In fairness to Sicard, both the Datsun cars launched in India have received good reviews, especially as they come at a price well below the cheapest Nissan cars. "We are very happy about what's going on in India with the brand. So far, customers are very happy (with the Datsun brand). There is also a high level of satisfaction when it comes to driving, fuel efficiency and safety," says Sicard. The Automotive Research Association of India has certified the fuel efficiency of the Go+ at 20.6km per litre, more than the average efficiency (19.8 km per litre to 20.5 kms per litre) of other cars in the category.

Still, Sicard faces an uphill task in India. His foremost challenge is to re-establish the brand that has not been on people's minds for long now ( Datsun was discontinued in the 1980s). Despite the brand's history-at its peak in the 1970s, it dominated markets in Russia, South Africa and Indonesia-not many people seem to have heard of it in India.

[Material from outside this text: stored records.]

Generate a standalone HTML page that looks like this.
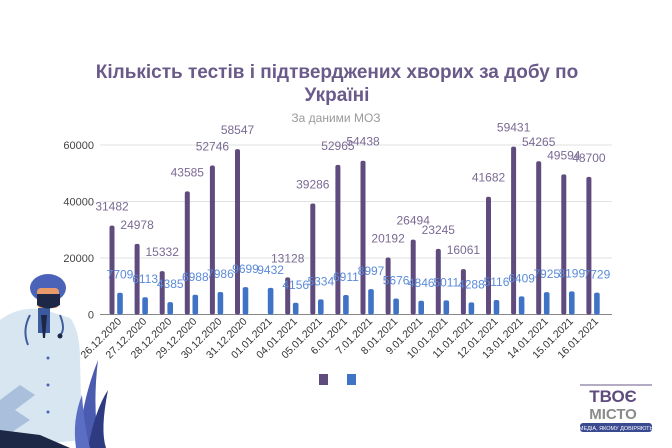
<!DOCTYPE html><html><head><meta charset="utf-8"><style>
html,body{margin:0;padding:0;background:#fff;width:672px;height:448px;overflow:hidden}
svg{display:block;font-family:"Liberation Sans",sans-serif}
</style></head><body>
<svg id="s" width="672" height="448" xmlns="http://www.w3.org/2000/svg">
<text x="337" y="78" text-anchor="middle" font-size="19" font-weight="bold" fill="#6a5a8a">Кількість тестів і підтверджених хворих за добу по</text>
<text x="337" y="101" text-anchor="middle" font-size="19" font-weight="bold" fill="#6a5a8a">Україні</text>
<text x="336" y="122" text-anchor="middle" font-size="12" fill="#9a9a9a">За даними МОЗ</text>
<g id="g"></g>
<rect x="319" y="374" width="9" height="11" fill="#5f4b7e"/>
<rect x="347" y="374" width="9" height="11" fill="#3f73c6"/>
<g>
<path d="M0 320 Q20 305 45 310 L70 318 Q80 330 80 360 L82 440 L0 448 Z" fill="#d7e6f0"/>
<path d="M0 400 L20 385 L35 395 L15 410 L30 420 L0 440 Z" fill="#a9bfdc"/>
<rect x="38" y="308" width="12" height="25" fill="#3c5a9e"/>
<path d="M41 315 L47 315 L45 338 L43 338 Z" fill="#1d2746"/>
<ellipse cx="48" cy="288" rx="18" ry="14" fill="#4a63b8"/>
<rect x="37" y="288" width="22" height="20" rx="4" fill="#e89a6a"/>
<path d="M37 294 L60 294 L60 305 Q48 312 37 305 Z" fill="#1d2746"/>
<path d="M30 315 Q22 330 28 345 M60 315 Q66 330 60 335" stroke="#3f5c9c" stroke-width="2" fill="none"/>
<circle cx="60" cy="336" r="2.5" fill="#1d2746"/>
<circle cx="48" cy="358" r="1.5" fill="#4a63b8"/><circle cx="48" cy="385" r="1.5" fill="#4a63b8"/><circle cx="48" cy="412" r="1.5" fill="#4a63b8"/>
<path d="M0 430 L40 435 L70 448 L0 448 Z" fill="#1d2746"/>
<path d="M78 448 Q82 400 98 360 Q92 410 100 448 Z" fill="#4a5bb0"/>
<path d="M88 448 Q95 410 108 390 Q100 430 106 448 Z" fill="#2e3b80"/>
<path d="M76 448 Q72 420 82 395 Q84 425 90 448 Z" fill="#5a6fc4"/>
</g>
<line x1="580" y1="385" x2="652" y2="385" stroke="#6a5a8a" stroke-width="1"/>
<text x="613" y="402" text-anchor="middle" font-size="17" font-weight="bold" fill="#5f4b7e">ТВОЄ</text>
<text x="613" y="419" text-anchor="middle" font-size="15" font-weight="bold" fill="#8a8a8a">МІСТО</text>
<rect x="580" y="423" width="72" height="9" rx="3" fill="#3a4a90"/>
<text x="616" y="430" text-anchor="middle" font-size="5.5" fill="#fff">МЕДІА, ЯКОМУ ДОВІРЯЮТЬ</text>
</svg>
<script>
var P=[31482,24978,15332,43585,52746,58547,0,13128,39286,52965,54438,20192,26494,23245,16061,41682,59431,54265,49594,48700];
var B=[7709,6113,4385,6988,7986,9699,9432,4156,5334,6911,8997,5676,4846,5011,4288,5116,6409,7925,8199,7729];
var D=["26.12.2020","27.12.2020","28.12.2020","29.12.2020","30.12.2020","31.12.2020","01.01.2021","04.01.2021","05.01.2021","6.01.2021","7.01.2021","8.01.2021","9.01.2021","10.01.2021","11.01.2021","12.01.2021","13.01.2021","14.01.2021","15.01.2021","16.01.2021"];
var y0=314.5,k=169.5/60000,h='';
for(var i=0;i<4;i++){var y=y0-i*20000*k;h+='<line x1="100" x2="612" y1="'+y+'" y2="'+y+'" stroke="'+(i?'#e2e2e2':'#888')+'" stroke-width="1"/>';
h+='<text x="94" y="'+(y+4)+'" text-anchor="end" font-size="11" fill="#444">'+(i*20000)+'</text>';}
for(var i=0;i<20;i++){var c=112+i*25.1;
if(P[i]){var t=y0-P[i]*k;h+='<rect x="'+(c-2.5)+'" y="'+t+'" width="5" height="'+(y0-t)+'" rx="2" fill="#5f4b7e"/>';
h+='<text x="'+c+'" y="'+(t-15)+'" text-anchor="middle" font-size="12" fill="#7a6a93">'+P[i]+'</text>';}
var bc=c+8,bt=y0-B[i]*k;h+='<rect x="'+(bc-2.8)+'" y="'+bt+'" width="5.6" height="'+(y0-bt)+'" rx="2" fill="#3f73c6"/>';
h+='<text x="'+bc+'" y="'+(bt-14)+'" text-anchor="middle" font-size="12" fill="#5b8bd8">'+B[i]+'</text>';
h+='<text transform="translate('+(c+10)+',322) rotate(-45)" text-anchor="end" font-size="10.5" fill="#333">'+D[i]+'</text>';}
document.getElementById('g').innerHTML=h;
</script>
</body></html>
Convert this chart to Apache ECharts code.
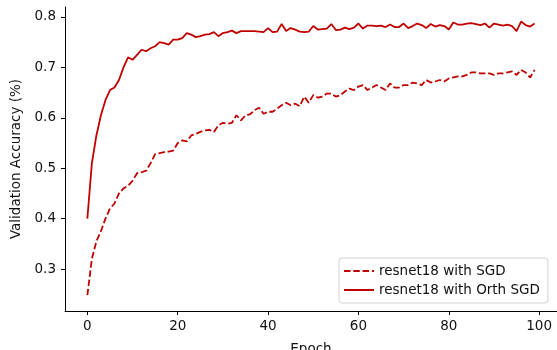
<!DOCTYPE html>
<html><head><meta charset="utf-8">
<script src="https://cdn.jsdelivr.net/npm/echarts@6/dist/echarts.min.js"></script>
<style>html,body{margin:0;padding:0;background:#fff}#c{width:557px;height:350px}</style>
</head><body><div id="c"></div>
<script>
const epochs = Array.from({length:100},(_,i)=>i);
const sgd = [0.248,0.32,0.355,0.375,0.40,0.42,0.43,0.45,0.46,0.465,
0.475,0.49,0.492,0.495,0.51,0.528,0.53,0.532,0.533,0.535,
0.55,0.555,0.553,0.565,0.568,0.572,0.575,0.576,0.572,0.585,
0.59,0.588,0.59,0.605,0.595,0.605,0.607,0.615,0.62,0.608,
0.612,0.612,0.618,0.625,0.63,0.625,0.628,0.623,0.642,0.63,
0.645,0.64,0.642,0.648,0.648,0.642,0.645,0.652,0.658,0.655,
0.662,0.665,0.655,0.66,0.665,0.66,0.655,0.668,0.66,0.66,
0.665,0.665,0.67,0.668,0.665,0.675,0.67,0.672,0.675,0.672,
0.678,0.68,0.682,0.682,0.685,0.69,0.69,0.688,0.688,0.688,
0.685,0.688,0.688,0.69,0.692,0.685,0.695,0.69,0.68,0.695];
const orth = [0.40,0.51,0.565,0.605,0.635,0.655,0.66,0.675,0.70,0.72,
0.715,0.725,0.735,0.732,0.738,0.742,0.75,0.748,0.745,0.755,
0.755,0.758,0.768,0.765,0.76,0.762,0.765,0.766,0.77,0.762,
0.768,0.77,0.773,0.768,0.772,0.772,0.772,0.772,0.771,0.77,
0.778,0.77,0.771,0.786,0.772,0.778,0.775,0.771,0.77,0.771,
0.782,0.775,0.776,0.777,0.786,0.774,0.775,0.779,0.776,0.779,
0.787,0.777,0.783,0.783,0.782,0.783,0.78,0.785,0.78,0.78,
0.787,0.778,0.782,0.787,0.784,0.778,0.786,0.781,0.784,0.782,
0.775,0.789,0.785,0.785,0.787,0.788,0.786,0.784,0.787,0.779,
0.787,0.785,0.783,0.785,0.782,0.772,0.791,0.784,0.781,0.787];
const xTicks = [0,20,40,60,80,100];
const yTicks = [0.3,0.4,0.5,0.6,0.7,0.8];
const names = ['resnet18 with SGD','resnet18 with Orth SGD'];
const color = '#c00000';
const font = 'DejaVu Sans';
const fs = 13.5;
const chart = echarts.init(document.getElementById('c'),null,{renderer:'canvas'});
chart.setOption({
  animation:false,
  grid:{left:65,top:7,right:0,bottom:39,containLabel:false,outerBoundsMode:'none'},
  xAxis:{type:'value',min:-4.95,max:103.95,
    name:'Epoch',nameLocation:'middle',nameGap:31,
    nameTextStyle:{fontFamily:font,fontSize:fs,color:'#111'},
    axisLine:{show:true,onZero:false,lineStyle:{color:'#000',width:1}},
    axisTick:{show:true,length:4,customValues:xTicks,lineStyle:{color:'#000'}},
    axisLabel:{customValues:xTicks,fontFamily:font,fontSize:fs,color:'#111',margin:8},
    splitLine:{show:false}},
  yAxis:{type:'value',min:0.2167,max:0.8198,
    name:'Validation Accuracy (%)',nameLocation:'middle',nameGap:41,
    nameTextStyle:{fontFamily:font,fontSize:fs,color:'#111'},
    axisLine:{show:true,onZero:false,lineStyle:{color:'#000',width:1}},
    axisTick:{show:true,length:4,customValues:yTicks,lineStyle:{color:'#000'}},
    axisLabel:{customValues:yTicks,fontFamily:font,fontSize:fs,color:'#111',margin:9,
      formatter:v=>v.toFixed(1)},
    splitLine:{show:false}},
  legend:{orient:'vertical',left:339,top:258,padding:[6,8,6,4],itemGap:5,
    itemWidth:30,itemHeight:14,
    backgroundColor:'rgba(255,255,255,0.85)',borderColor:'#d0d0d0',borderWidth:1,borderRadius:3,
    textStyle:{fontFamily:font,fontSize:fs,color:'#111'},
    itemStyle:{opacity:0},
    data:names},
  series:[
    {name:names[0],type:'line',data:epochs.map((e,i)=>[e,sgd[i]]),showSymbol:false,symbol:'none',
      lineStyle:{color:color,width:1.8,type:[6.5,2.8]},itemStyle:{color:color}},
    {name:names[1],type:'line',data:epochs.map((e,i)=>[e,orth[i]]),showSymbol:false,symbol:'none',
      lineStyle:{color:color,width:1.8},itemStyle:{color:color}}
  ]
});
</script></body></html>
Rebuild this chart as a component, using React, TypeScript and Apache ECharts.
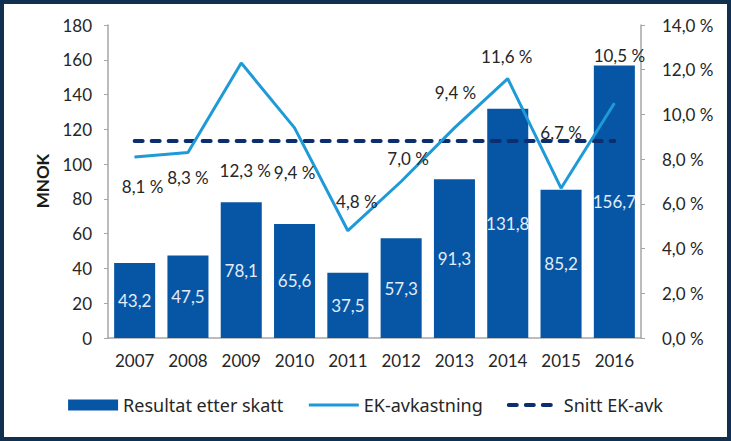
import React, { useEffect, useRef } from "react";
import * as echarts from "echarts";

const years = ["2007", "2008", "2009", "2010", "2011", "2012", "2013", "2014", "2015", "2016"];
const resultat = [43.2, 47.5, 78.1, 65.6, 37.5, 57.3, 91.3, 131.8, 85.2, 156.7];
const ekAvkastning = [8.1, 8.3, 12.3, 9.4, 4.8, 7.0, 9.4, 11.6, 6.7, 10.5];
const snittEk = [8.81, 8.81, 8.81, 8.81, 8.81, 8.81, 8.81, 8.81, 8.81, 8.81];
const leftTicks = { min: 0, max: 180, interval: 20 };
const rightTicks = { min: 0, max: 14, interval: 2 };

// label offsets (px) mimicking the reference's hand-placed labels
const ekLabelOffsets: [number, number][] = [
  [8, 30], [0, 25], [4, 107], [0, 45], [9, -29], [7, -23], [1, -35], [-1, -22], [0, -56], [5, -48],
];

const FONT = "Lato";
const LEGEND_FONT = "Noto Sans";
const FS = 17;
const fmtPct = (v: number) => v.toFixed(1).replace(".", ",") + " %";
const fmtNum = (v: number) => v.toFixed(1).replace(".", ",");

export default function App() {
  const ref = useRef<HTMLDivElement>(null);
  useEffect(() => {
    document.body.style.margin = "0";
    const chart = echarts.init(ref.current!, null, { renderer: "svg" });
    chart.setOption({
      animation: false,
      textStyle: { fontFamily: FONT },
      grid: { left: 108, right: 90, top: 25, bottom: 103 },
      legend: {
        bottom: 22,
        left: "center",
        itemGap: 24,
        itemWidth: 50,
        itemHeight: 11,
        textStyle: { fontFamily: LEGEND_FONT, fontSize: 18, color: "#262626" },
        data: [
          { name: "Resultat etter skatt", icon: "rect" },
          { name: "EK-avkastning", itemStyle: { opacity: 0 }, lineStyle: { width: 3 } },
          {
            name: "Snitt EK-avk",
            itemStyle: { opacity: 0 },
            lineStyle: { width: 4, type: [8, 9], cap: "round" },
          },
        ],
      },
      graphic: [
        {
          type: "text",
          x: 42,
          y: 181,
          rotation: Math.PI / 2,
          style: {
            text: "MNOK",
            fontFamily: FONT,
            fontSize: FS,
            fontWeight: "bold",
            fill: "#1a1a1a",
            align: "center",
            verticalAlign: "middle",
          },
        },
      ],
      xAxis: {
        type: "category",
        data: years,
        axisLine: { lineStyle: { color: "#a6a6a6", width: 1.5 } },
        axisTick: { show: false },
        axisLabel: { color: "#262626", fontSize: FS, margin: 14, fontFamily: FONT },
      },
      yAxis: [
        {
          type: "value",
          ...leftTicks,
          axisLine: { show: true, lineStyle: { color: "#a6a6a6", width: 1.5 } },
          axisTick: { show: true, length: 4, lineStyle: { color: "#a6a6a6" } },
          splitLine: { show: false },
          axisLabel: { color: "#262626", fontSize: FS, margin: 16, fontFamily: FONT },
        },
        {
          type: "value",
          ...rightTicks,
          position: "right",
          axisLine: { show: true, lineStyle: { color: "#a6a6a6", width: 1.5 } },
          axisTick: { show: true, length: 4, lineStyle: { color: "#a6a6a6" } },
          splitLine: { show: false },
          axisLabel: {
            color: "#262626",
            fontSize: FS,
            margin: 21,
            fontFamily: FONT,
            formatter: (v: number) => fmtPct(v),
          },
        },
      ],
      series: [
        {
          name: "Resultat etter skatt",
          type: "bar",
          data: resultat,
          barCategoryGap: "23%",
          itemStyle: { color: "#0756a5" },
          label: {
            show: true,
            position: "inside",
            color: "#e4ecf7",
            fontSize: FS,
            fontFamily: FONT,
            formatter: (p: any) => fmtNum(p.value),
          },
        },
        {
          name: "EK-avkastning",
          type: "line",
          yAxisIndex: 1,
          symbol: "circle",
          symbolSize: 1,
          showSymbol: true,
          data: ekAvkastning.map((v, i) => ({
            value: v,
            label: { offset: ekLabelOffsets[i] },
          })),
          lineStyle: { color: "#1e9ad6", width: 3 },
          itemStyle: { color: "#1e9ad6" },
          label: {
            show: true,
            position: "inside",
            color: "#262626",
            fontSize: FS,
            fontFamily: FONT,
            formatter: (p: any) => fmtPct(p.value),
          },
          z: 3,
        },
        {
          name: "Snitt EK-avk",
          type: "line",
          yAxisIndex: 1,
          symbol: "none",
          data: snittEk,
          lineStyle: { color: "#0c2e6e", width: 4, type: [8, 9], cap: "round" },
          itemStyle: { color: "#0c2e6e" },
          z: 2,
        },
      ],
    });
    return () => chart.dispose();
  }, []);
  return (
    <div
      style={{
        position: "fixed",
        left: 0,
        top: 0,
        width: 731,
        height: 441,
        boxSizing: "border-box",
        border: "4px solid #11304f",
        background: "#fff",
      }}
    >
      <div ref={ref} style={{ position: "absolute", left: -4, top: -4, width: 731, height: 441 }} />
    </div>
  );
}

Datsun Go At present, both the Datsun Go and Go+ are sold through Nissan's sales network and the company plans to separate the distribution network only after the brand becomes well established in its own right to generate enough sales. To promote the brand, an advertising campaign is in the offing and the marketing strategy is being overhauled as well. The company is also adding more sales points, especially in Tier I and Tier II cities, where the brand has very little presence.

By 2016, the company hopes to cover almost the whole of India with 260 sales point (from 125 now), about 100 of which will be small outlets. The expansion plan will be supported by new launches, the first of which, the Datsun redi-Go, is expected to be launched next year.

On the back of new launches, Sicard hopes to increase the market share to 4 per cent from 3 per cent now and then further to 6 per cent. However, the sales targets are being approached cautiously and Sicard refuses to set a deadline for meeting them. "There is a vision to reach 50,000 per year with Datsun. We need to take the necessary time to construct this market share," says he.

The current sales are a long way off. Since it was launched in March 2014, the company has managed to sell around 13,000 Datsun Gos so far. The sales have been mostly driven by keeping prices below the competition. The Datsun Go+, for instance, is priced between Rs 3.79 lakh and Rs 4.61 lakh in Delhi, in comparison to Rs 3.64 lakh to Rs 5.80 lakh of other cars in the same category. However, many believe Nissan is putting its sustainability at stake by pricing its cars aggressively in order to gain market share. Also, if the cars don't generate enough sales, Nissan could risk endangering the brand once again.

Sicard, though, is confident that the Datsun Go+ will do well. "The price makes it a smart buy for customers looking for more value, style, space and flexibility. As a compact multi-purpose vehicle, the Datsun Go+ is a segment creator. We're breaking the convention, and consumers are up for it," he says.

Experts believe that the Datsun Go + will be preferred by people who are looking to use the car for both personal and commercial purpose, and so will generate more sales in rural and semi-urban areas than the metros where cars are mostly used for personal transit. The company is not categorising the car based on demographics. It is just pinning its hopes on its bigger, roomier interiors to drive sales.